De Rabo-analist ging daarbij ook in op de aanzwengelende maatschappelijk kritiek op het exportmodel van Nederland wat betreft zuivelproducten. “Veruit het grootste deel van onze export wordt afgezet in Duitsland en een groot deel in België. Ik noem die straal van 500 kilometer rond het midden van ons land ‘Groot-Nederland’. Dat is gewoon onze thuisbasis. In het Duitse Ruhrgebied wonen 10 miljoen mensen. Dat ligt dichter bij de Nederlandse grens dan Amsterdam. Dat verhaal moet de zuivelsector naar mijn idee veel beter en sterker uitdragen.”

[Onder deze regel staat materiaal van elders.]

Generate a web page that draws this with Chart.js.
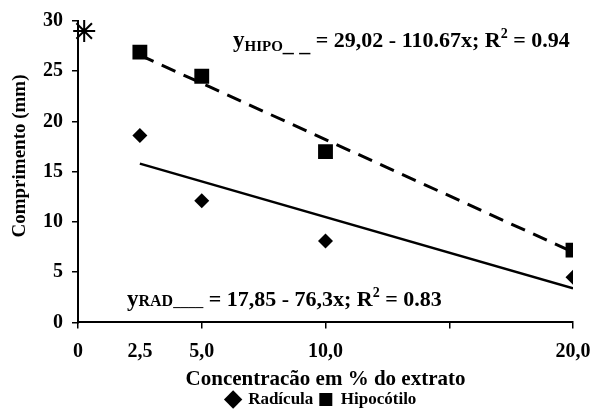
<!DOCTYPE html>
<html lang="pt">
<head>
<meta charset="UTF-8">
<title>Comprimento x Concentração do extrato</title>
<style>
    body { margin: 0; background: #fff; }
    #wrap { width: 590px; height: 418px; }
</style>
</head>
<body>
<div id="wrap"><canvas id="grafico"></canvas></div>
<script src="https://cdn.jsdelivr.net/npm/chart.js"></script>
<script>
    // concentração do extrato (%)
    const concentracoes = [2.5, 5, 10, 20];
    const radicula = [18.6, 12.1, 8.1, 4.5];
    const hipocotilo = [26.9, 24.5, 17.0, 7.2];

    // retas de regressão (extremos)
    const retaX = [2.5, 20];
    const retaHipo = [26.6, 7.0];
    const retaRad = [15.8, 3.4];

    // controle
    const controleX = [0.25];
    const controleY = [29];

    const xTicks = [0, 2.5, 5, 10, 15, 20];
    const xLabels = ['0', '2,5', '5,0', '10,0', '', '20,0'];

    const FONTE = '"Liberation Serif", "Times New Roman", serif';

    const pares = (xs, ys) => xs.map((x, i) => ({ x: x, y: ys[i] }));

    // escreve uma linha de texto com trechos de tamanhos diferentes
    function escreve(ctx, x, y, trechos) {
        ctx.save();
        ctx.fillStyle = '#000';
        ctx.textBaseline = 'alphabetic';
        ctx.textAlign = 'left';
        trechos.forEach(t => {
            ctx.font = 'bold ' + t.size + 'px ' + FONTE;
            ctx.fillText(t.t, x, y + (t.dy || 0));
            x += ctx.measureText(t.t).width;
        });
        ctx.restore();
    }

    const textos = {
        id: 'textos',
        afterLayout(chart) {
            // legenda um pouco à direita do centro
            chart.legend.left += 70;
        },
        afterDraw(chart) {
            const ctx = chart.ctx;
            escreve(ctx, 233, 47, [
                { t: 'y', size: 23 },
                { t: 'HIPO', size: 15, dy: 4 },
                { t: '_ _', size: 22, dy: 4 },
                { t: ' = 29,02 - 110.67x; R', size: 22 },
                { t: '2', size: 14, dy: -9 },
                { t: ' = 0.94', size: 22 }
            ]);
            escreve(ctx, 127, 306, [
                { t: 'y', size: 23 },
                { t: 'RAD', size: 16 },
                { t: '____', size: 15 },
                { t: ' = 17,85 - 76,3x; R', size: 22 },
                { t: '2', size: 14, dy: -9 },
                { t: ' = 0.83', size: 22 }
            ]);
            // título do eixo y
            ctx.save();
            ctx.translate(20, 156);
            ctx.rotate(-Math.PI / 2);
            ctx.font = 'bold 19px ' + FONTE;
            ctx.fillStyle = '#000';
            ctx.textAlign = 'center';
            ctx.textBaseline = 'middle';
            ctx.fillText('Comprimento (mm)', 0, 0);
            ctx.restore();
        }
    };

    new Chart(document.getElementById('grafico'), {
        type: 'scatter',
        data: {
            datasets: [
                {
                    label: 'Radícula',
                    data: pares(concentracoes, radicula),
                    pointStyle: 'rectRot',
                    pointRadius: 7.5,
                    backgroundColor: '#000',
                    borderColor: '#000',
                    borderWidth: 0
                },
                {
                    label: 'Hipocótilo',
                    data: pares(concentracoes, hipocotilo),
                    pointStyle: 'rect',
                    pointRadius: 10.5,
                    backgroundColor: '#000',
                    borderColor: '#000',
                    borderWidth: 0
                },
                {
                    label: 'reta hipo',
                    type: 'line',
                    data: pares(retaX, retaHipo),
                    borderColor: '#000',
                    borderWidth: 3,
                    borderDash: [15, 9],
                    pointRadius: 0,
                    fill: false
                },
                {
                    label: 'reta rad',
                    type: 'line',
                    data: pares(retaX, retaRad),
                    borderColor: '#000',
                    borderWidth: 2.5,
                    pointRadius: 0,
                    fill: false
                },
                {
                    label: 'controle',
                    data: pares(controleX, controleY),
                    pointStyle: 'star',
                    pointRadius: 11,
                    borderColor: '#000',
                    borderWidth: 2,
                    clip: false
                }
            ]
        },
        options: {
            responsive: true,
            maintainAspectRatio: false,
            animation: false,
            layout: { padding: { top: 21, right: 17, left: 0, bottom: 0 } },
            plugins: {
                tooltip: { enabled: false },
                legend: {
                    position: 'bottom',
                    labels: {
                        filter: item => item.datasetIndex < 2,
                        usePointStyle: true,
                        boxWidth: 13,
                        boxHeight: 13,
                        padding: 6,
                        color: '#000',
                        font: { family: FONTE, size: 17, weight: 'bold' }
                    }
                }
            },
            scales: {
                x: {
                    type: 'linear',
                    min: 0,
                    max: 20,
                    afterBuildTicks: s => { s.ticks = xTicks.map(v => ({ value: v })); },
                    afterFit: s => {
                        s.height = 62.6;
                        s.paddingRight = 0;
                        s.paddingLeft = 0;
                    },
                    ticks: {
                        autoSkip: false,
                        maxRotation: 0,
                        color: '#000',
                        padding: 11,
                        font: { family: FONTE, size: 20, weight: 'bold' },
                        callback: (v, i) => xLabels[i]
                    },
                    grid: {
                        drawOnChartArea: false,
                        tickLength: 6,
                        tickColor: c => (c.tick && c.tick.value === 2.5) ? 'rgba(0,0,0,0)' : '#000',
                        lineWidth: 1.5
                    },
                    border: { color: '#000', width: 2 },
                    title: {
                        display: true,
                        text: 'Concentracão em % do extrato',
                        color: '#000',
                        padding: { top: 0, bottom: -5 },
                        font: { family: FONTE, size: 21, weight: 'bold', lineHeight: 1 }
                    }
                },
                y: {
                    min: 0,
                    max: 30,
                    afterFit: s => { s.width = 78; },
                    ticks: {
                        stepSize: 5,
                        color: '#000',
                        padding: 9,
                        font: { family: FONTE, size: 20, weight: 'bold' }
                    },
                    grid: {
                        drawOnChartArea: false,
                        tickLength: 6,
                        tickColor: '#000',
                        lineWidth: 1.5
                    },
                    border: { color: '#000', width: 2 }
                }
            }
        },
        plugins: [textos]
    });
</script>
</body>
</html>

Hij stelt daarbij dat de export verder weg ook gewoonweg nodig is om die thuismarkt goed te kunnen bedienen. “De meeste boter die we produceren wordt afgezet binnen die 500 kilometer. Dat is simpel gezegd het vetbestandsdeel van de melk. Het eiwitdeel dat daarbij hoort, verdwijnt in mager melkpoeder. Daarvoor is vraag elders op de wereld. Op het totaal is dat maar een klein percentage, maar zo zit het model in elkaar en hoort de export dichtbij en ver weg dus wel onlosmakelijk bij elkaar om een verdienmodel te houden.”

Evolutie, geen transitie

Sectorspecialist Melkveehouder Marijn Dekkers liet zijn licht schijnen over hoe Rabobank aankijkt tegen kringlooplandbouw. Hij gaf daarbij aan dat de term en betekenis ervan voor de bank en hem als specialist nog altijd als erg weerbarstig wordt beleefd. “Ik heb daarbij moeite met het woord transitie, liever spreek ik van een evolutie. Als je spreekt van transitie zeg je eigenlijk dat het nu niet goed gaat en het helemaal anders moet. Dat klopt volgens mij niet.”

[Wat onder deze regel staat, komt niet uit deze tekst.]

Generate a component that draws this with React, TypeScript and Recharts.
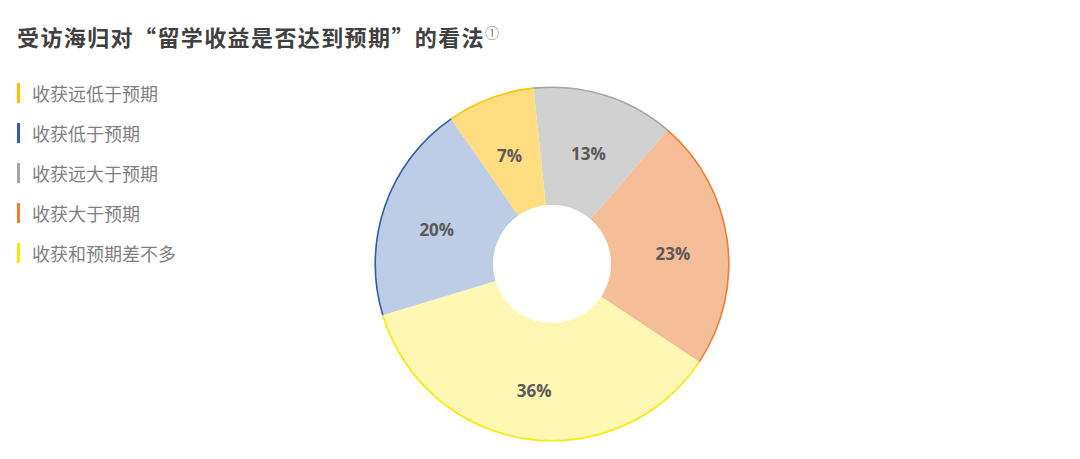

Dekkers geeft aan de melkveehouderij al veel stappen heeft gezet en op de goede weg is. “Daarbij is er nog meer te winnen door de verliezen op het veld verder terug te dringen; nog meer reststromen te benutten als (kracht)voervervangers en beter en secuurder te bemesten. Die trajecten lopen al en worden de komende jaren gefinetuned. Dat heet evolutie en is wat de Rabobank betreft de weg die bewandeld kan en moet worden.”

Duurzame melkstromen

De opkomst van duurzame melkstromen als Planet Proof, Beter Leven zuivel en het A-ware/Albert Heijn-concept past bij de vraag naar kringlooplandbouw en natuurinclusieve landbouw. Dekkers ziet het voor veel melkveehouders als een mooie kans, mits het concept aansluit bij hetgeen de melkveehouder min of meer al doet. “Als een melkveehouder er echt op moet investeren, dan wordt het lastig om er profijt uit te trekken. Gelukkig lijkt er tegenwoordig bijna voor elk wat wils op die markt.”

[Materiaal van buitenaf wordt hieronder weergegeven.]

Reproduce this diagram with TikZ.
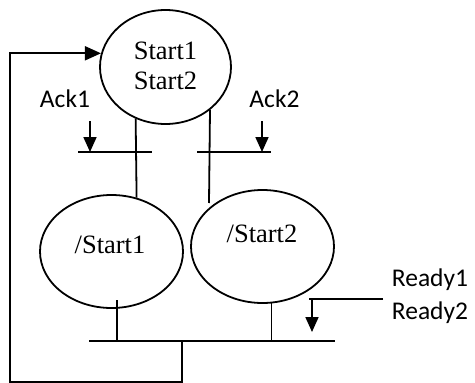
\documentclass[tikz,border=0pt]{standalone}
\usepackage{fontspec}
\setmainfont{Liberation Serif}
\newfontfamily\calib{Carlito}
\usetikzlibrary{shapes.geometric,arrows.meta}
\begin{document}
\begin{tikzpicture}[x=1pt,y=-1pt,line width=1.8pt,every node/.style={inner sep=0pt},
st/.style={ellipse,draw,minimum width=143pt,minimum height=113pt},
tm/.style={font=\fontsize{26.5}{30}\selectfont,align=center},
sig/.style={font=\calib\fontsize{25.5}{33}\selectfont,align=center},
arr/.style={-{Triangle[length=15pt,width=13pt]}}]
\useasboundingbox (0,0) rectangle (475,383);
\node[st,minimum width=131pt,minimum height=114pt] (top) at (165.5,67) {};\node[tm] (topt) at (165.5,66) {Start1\\Start2};
\node[st] (s1) at (111.5,251.5) {};\node[tm] (s1t) at (110,245) {/Start1};
\node[st] (s2) at (262.5,246.5) {};\node[tm] (s2t) at (262,234) {/Start2};
\node[sig] (k1) at (65,99) {Ack1};\node[sig] (k2) at (274.5,99) {Ack2};
\node[sig] (rd) at (430,296) {Ready1\\Ready2};
% bars
\coordinate (b1l) at (78,152);\coordinate (b1r) at (152,152);
\coordinate (b2l) at (197,152);\coordinate (b2r) at (271,152);
\coordinate (bl) at (89,341);\coordinate (br) at (335,341);
\draw (b1l)--(b1r);\draw (b2l)--(b2r);\draw (bl)--(br);
% transitions
\coordinate (e2) at (209,203);\coordinate (p1) at (117,300);
\draw (top.240)--(s1.65);\draw (top.-44.4)--(e2);
\draw (p1)--(p1 |- bl);\draw (s2.-81.4)--(s2.-81.4 |- bl);
% inputs
\coordinate (a1) at (90,121);\coordinate (a2) at (262,121);
\draw[arr] (a1)--(a1 |- b1l);\draw[arr] (a2)--(a2 |- b2l);
\coordinate (r0) at (383,299);\coordinate (r1) at (312,299);\coordinate (r2) at (312,332);
\draw (r0)--(309,299);\draw[arr] (r1)--(r2);
% loop back
\coordinate (m) at (182,341);\coordinate (lc) at (10,382);
\draw[arr,-{Triangle[length=16pt,width=14pt]}] (m) |- (lc) |- (top.168);
\end{tikzpicture}
\end{document}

Begroten op de duurzame melkstromen doet Rabobank wel voor de korte termijn, maar niet voor de langere termijn. “De hoogte van rente en aflossing bekijk je vaak voor de lange tijd. Dat kan zomaar 25 tot dertig jaar zijn. De plus van enkele centen melkgeld door deelname aan zo’n concept rekenen daarbij niet mee. Dat is te risicovol”, licht Dekkers toe. Voor de korte termijn ligt dat anders. “Dat extra melkgeld krijgt de melkveehouder immers een jaar of enkele jaren ook zeker uitbetaald.” 

Niet pleiten voor krimp

Dat politieke en maatschappelijke druk zorgen voor een krimp van de Nederlandse veestapel, sluit Rabobank zeker niet uit. Wellicht wordt ook het aandeel export onder die druk de komende jaren wel iets verkleind. Maar dat krimp van de veestapel hét antwoord is op het klimaatvraagstuk, wil erbij Dekkers niet in. “Die lijn staan wij als Rabobank dan ook beslist niet voor.”